AH: Post-internet describes a moment at which the Internet became an inescapable influence upon artistic production. As a term now it doesn’t mean much other than to exist as a historical marker of that change. Now it feels mundane to label anything as Post-Internet because essentially all art is now affected by that context. I’ve often chosen to use the term ‘new representation’ to describe the commonality of experience that the Internet and digital technologies have provided. Essentially the way in which we see and experience things in the world has changed, and therefore our representation of them has also.
UL: What is your relationship to the abstract tradition?
AH: I have a really long appreciation of certain legacies in abstraction — there’s painters such as Motherwell, Grosse, Guyton, whom I think contributed important inflection points in the history of abstraction. At the same time, in my own practice I don’t see a differentiation between abstraction and other modes. My paintings are representations of image and materiality — some parts naturalistic, some parts created in the studio, and some parts that show the traces of the digital transactions undertaken.
UL: Many people’s experience of art is viewing it online from a screen, remote from the physical object. Do you think this digitally mediated experience significantly impacts the reception of your work, either in a positive or a negative way?
AH: Viewing something through a screen is all about the presumption of surface and material — so I try to play with that in the works to a certain degree. However I don’t really think that it’s important to care about how people view the works documented in a digital format —what’s still integral is that the works still exist as objects in the real world that you need to walk around and encounter.
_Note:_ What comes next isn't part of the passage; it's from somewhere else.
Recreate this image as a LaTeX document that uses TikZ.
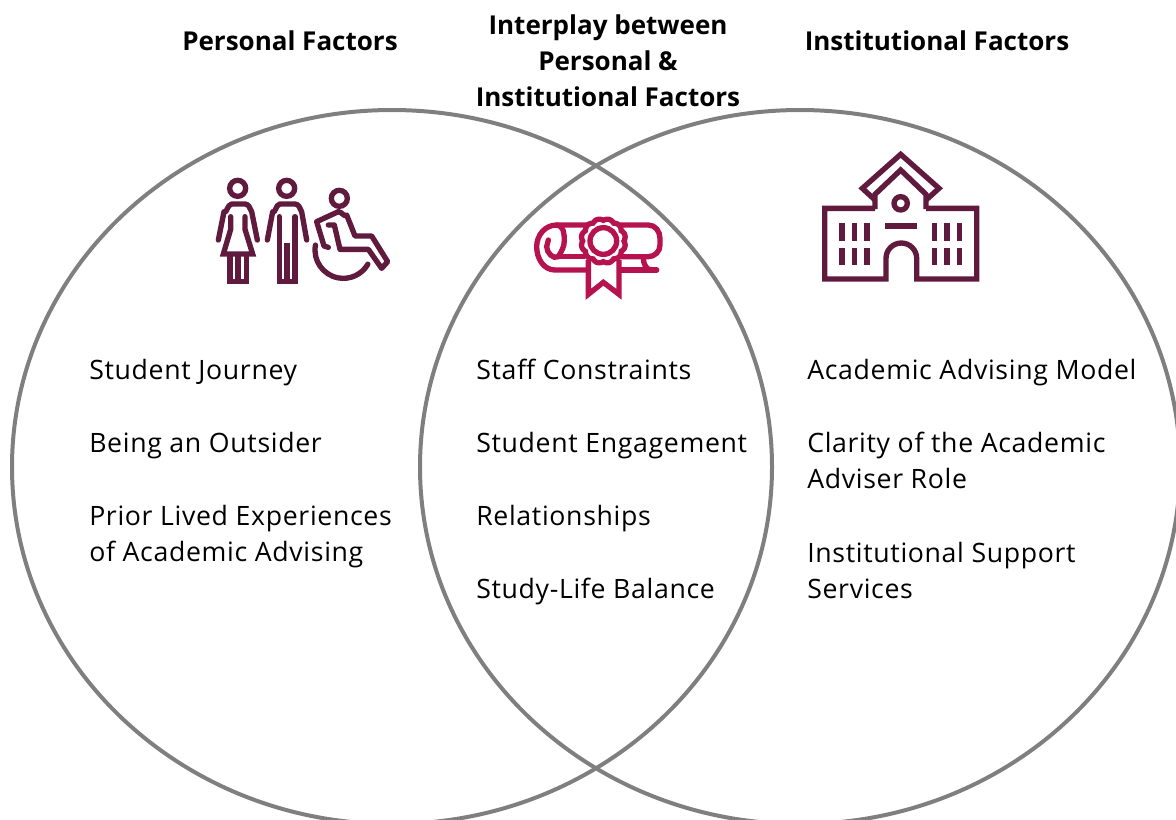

I think that there’s probably a sub-section of the Instagram community that probably sees the digital proxy as the primary form painting these days (which is fine), but unless you experience the work first-hand you’re probably missing out on what makes a painting truly interesting.
UL: Tell us more about your future plans. What will you be doing in 2019?
AH: Next up is a group show curated by Paul Efstathiou at Hollis Taggart Galleries in New York opening in October. Beyond that I’m excited about working on some large scale works for Art021 in Shanghai in November, and then a solo show with my New Zealand dealer Gow Langsford Gallery later that same month.